Je commence par méthodiquement palper les pouls. Ensuite, je lui fais un examen neurologique sommaire en le remettant debout. Je l’assois pour lui taper les réflexes, le recouche pour lui palper le ventre, le rassois pour lui palper la thyroïde - oui, oui... - , le remet debout car j'ai oublié de rechercher un déséquilibre à l'examen neuro. "On fait du sport avec vous !" s'exclame-t-il en rigolant. Puis vient le stétho-time. A cette époque, je savais que le cœur avait deux bruits - BOUM et TAC - et qu'on pouvait des fois entendre des souffles mais ça n'allait pas plus loin. Malheureusement, dans la vraie vie, il arrive que l'on entendre à peine le cœur battre à cause du combo "corpulence du patient + inexpérience du carabin". "- Alors doc, mon cœur va bien n'est-ce pas ?  - Ah, euh, surement, surement..." avec un sourire gêné mais respirant la fausse confiance en soi, tout de même.

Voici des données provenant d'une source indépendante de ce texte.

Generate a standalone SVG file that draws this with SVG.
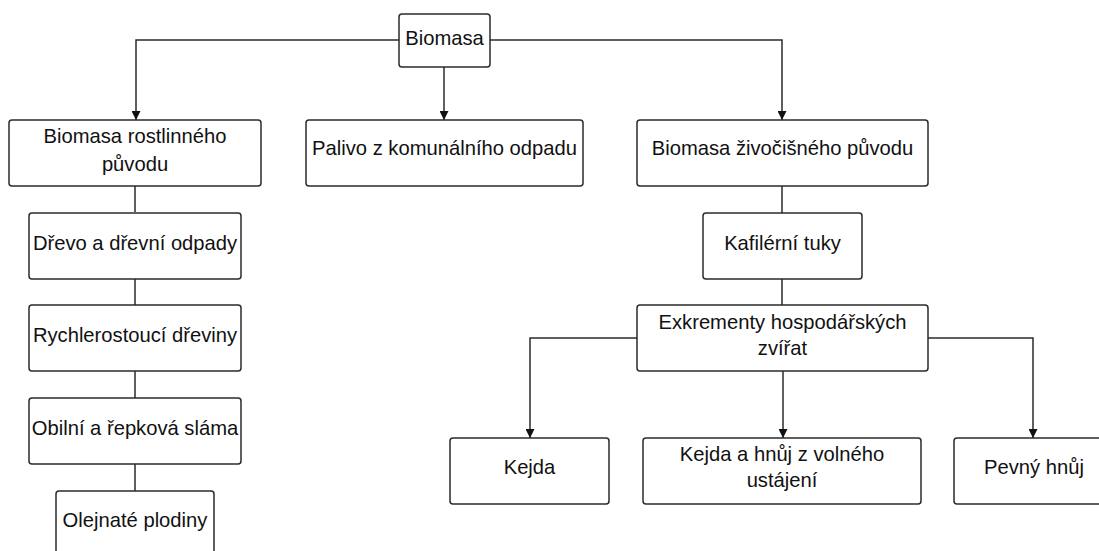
<svg xmlns="http://www.w3.org/2000/svg" width="1099" height="551" viewBox="0 0 1099 551">
<style>
.box{fill:#fff;stroke:#2b2b2b;stroke-width:1.5}
.t{font-family:"Liberation Sans",Arial,sans-serif;font-size:20.2px;fill:#111;text-anchor:middle}
.c{fill:none;stroke:#2b2b2b;stroke-width:1.5}
</style>
<defs>
<marker id="ah" viewBox="0 0 10 10" refX="10" refY="5" markerWidth="9" markerHeight="9" markerUnits="userSpaceOnUse" orient="auto">
<path d="M0,0 L10,5 L0,10 z" fill="#111"/>
</marker>
</defs>
<rect width="1099" height="551" fill="#fff"/>
<g id="connectors">
<path class="c" d="M399,40 H136 V120" marker-end="url(#ah)"/>
<path class="c" d="M490,40 H782 V120" marker-end="url(#ah)"/>
<path class="c" d="M444,67 V120" marker-end="url(#ah)"/>
<path class="c" d="M135,186 V212 M135,279 V305 M135,371 V398 M135,464 V491"/>
<path class="c" d="M782,186 V213 M782,279 V305"/>
<path class="c" d="M637,338 H530 V438" marker-end="url(#ah)"/>
<path class="c" d="M928,338 H1033 V438" marker-end="url(#ah)"/>
<path class="c" d="M783,371 V438" marker-end="url(#ah)"/>
</g>
<g id="n-biomasa"><rect class="box" x="399" y="14" width="91" height="53" rx="3"/><text class="t" x="444.5" y="45">Biomasa</text></g>
<g id="n-rostl"><rect class="box" x="9" y="120" width="252" height="66" rx="3"/><text class="t" x="135" y="143">Biomasa rostlinného</text><text class="t" x="135" y="171">původu</text></g>
<g id="n-palivo"><rect class="box" x="306" y="120" width="277" height="66" rx="3"/><text class="t" x="444.5" y="155">Palivo z komunálního odpadu</text></g>
<g id="n-zivoc"><rect class="box" x="637" y="120" width="291" height="66" rx="3"/><text class="t" x="782.5" y="155">Biomasa živočišného původu</text></g>
<g id="n-drevo"><rect class="box" x="29" y="213" width="212" height="66" rx="3"/><text class="t" x="135" y="250">Dřevo a dřevní odpady</text></g>
<g id="n-rychl"><rect class="box" x="29" y="305" width="212" height="66" rx="3"/><text class="t" x="135" y="342">Rychlerostoucí dřeviny</text></g>
<g id="n-obilni"><rect class="box" x="29" y="398" width="212" height="66" rx="3"/><text class="t" x="135" y="435">Obilní a řepková sláma</text></g>
<g id="n-olej"><rect class="box" x="56" y="491" width="158" height="66" rx="3"/><text class="t" x="135" y="527">Olejnaté plodiny</text></g>
<g id="n-kafil"><rect class="box" x="703" y="213" width="159" height="66" rx="3"/><text class="t" x="782.5" y="250">Kafilérní tuky</text></g>
<g id="n-exkr"><rect class="box" x="637" y="305" width="291" height="66" rx="3"/><text class="t" x="782.5" y="329">Exkrementy hospodářských</text><text class="t" x="782.5" y="355">zvířat</text></g>
<g id="n-kejda"><rect class="box" x="450" y="438" width="159" height="66" rx="3"/><text class="t" x="529.5" y="474">Kejda</text></g>
<g id="n-kejdahnuj"><rect class="box" x="643" y="438" width="278" height="66" rx="3"/><text class="t" x="782" y="461">Kejda a hnůj z volného</text><text class="t" x="782" y="487">ustájení</text></g>
<g id="n-pevny"><rect class="box" x="954" y="438" width="160" height="66" rx="3"/><text class="t" x="1034" y="474">Pevný hnůj</text></g>
</svg>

Alors je vous laisse imaginer le carnage que c'était en anesthésie sachant que l'on était vingt - oui - étudiants en stage en même temps. On se retrouvait à trois voire quatre par patient et ça donnait lieu à quelques scènes cocasses comme celle-ci : "Bon aujourd'hui, toi tu fais l'examen neuro, tu t'en sors bien là-dessus, moi je fais l'abdomen, Antoine les poumons et Johanna le cœur. Et si vous entendez quelque chose avec le stétho, vous nous dites, hein ! Et la semaine prochaine, on tourne". Devant un patient interloqué, bien sûr.

Et là, vlan, mon chef rentre en trombe dans la chambre : "Hé, ça fait 1h30 que t'es là, je me suis dit qu'il serait peut-être temps de débriefer !". Ah oui, quand même sachant qu'il nous avait donné quarante minutes pour notre première. "On ne m'a jamais posé autant de questions !" déclare le patient pendant qu'on se serre la pince. J'espère bien. Car c'est ce qui arrive quand on ne connaît pas encore la médecine et qu'on ne sait pas orienter un interrogatoire. Et au final, ce n'est pas plus mal de se faire montrer les photos des dernières vacances de ses patients.